The benefits that a fully integrated, digital controller has to offer are quite immense, so why has it been so hard for fully digital power solutions to compete with analog? Primarily, the problem has been the lack of a suitable, industry-wide standard for digital power management. While manufacturers have made efforts to implement fully digital power via add-ons based on proprietary architecture, the lack of a trustworthy standard has always inhibited any kind of digital revolution. That’s where PMBus comes in.
What is PMBus?
A group of semiconductor manufacturers recognized the industry’s lack of a digital standard for power management and decided to fill the hole by creating PMBus. PMBus is an open-standard digital power-management protocol with a fully defined command language and interface. Essentially, PMBus is that industry-wide Digital power management standard that’s been missing from the digital controller movement and it has been gaining mass acceptance ever since its debut. This has made way for the digital power supply to become a real contender in the IPC power supply market.

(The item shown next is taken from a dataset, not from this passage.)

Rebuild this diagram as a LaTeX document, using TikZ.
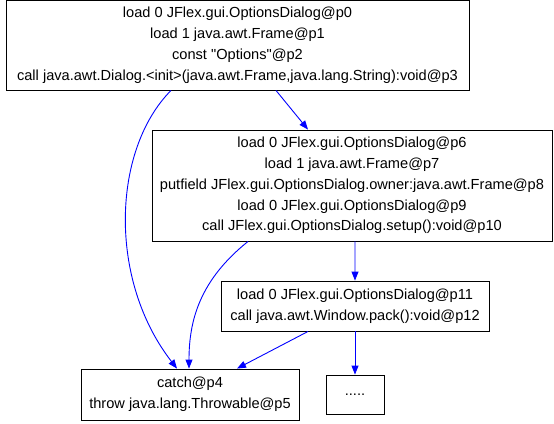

What are the benefits of digital power control?
The potential benefits of the digital power supply are far reaching and could benefit most applications where analog power supplies are used today. Digital control circuitry greatly improves both the quality and quantity of the data available for the controller to make decisions with.
Typically, when an analog controller makes a decision regarding the operation of a power supply, it is using simple data based on thresholds (i.e. above or below threshold). Digital circuitry can produce an abundance of data pertaining to whatever the power supply’s designer deems necessary. So the power supply can behave in a much more flexible manner than with classic analog control. A digital power supply would be able to alter its control parameters based on the power supply’s operating conditions. The result is higher efficiency, higher density power supplies with lower maintenance costs. Additionally, the unique data produced by the digital circuitry could be stored and implemented in algorithms that could be used to tweak power supplies to improve functionality or used to improve future power supplies.
While the technology of digital controllers is still fairly young compared to tried and true analog controllers, the potential benefits of a fully digital power supply now greatly outweigh any drawbacks. It seems safe to say that you’ll be seeing more and more digital power supplies in the coming years.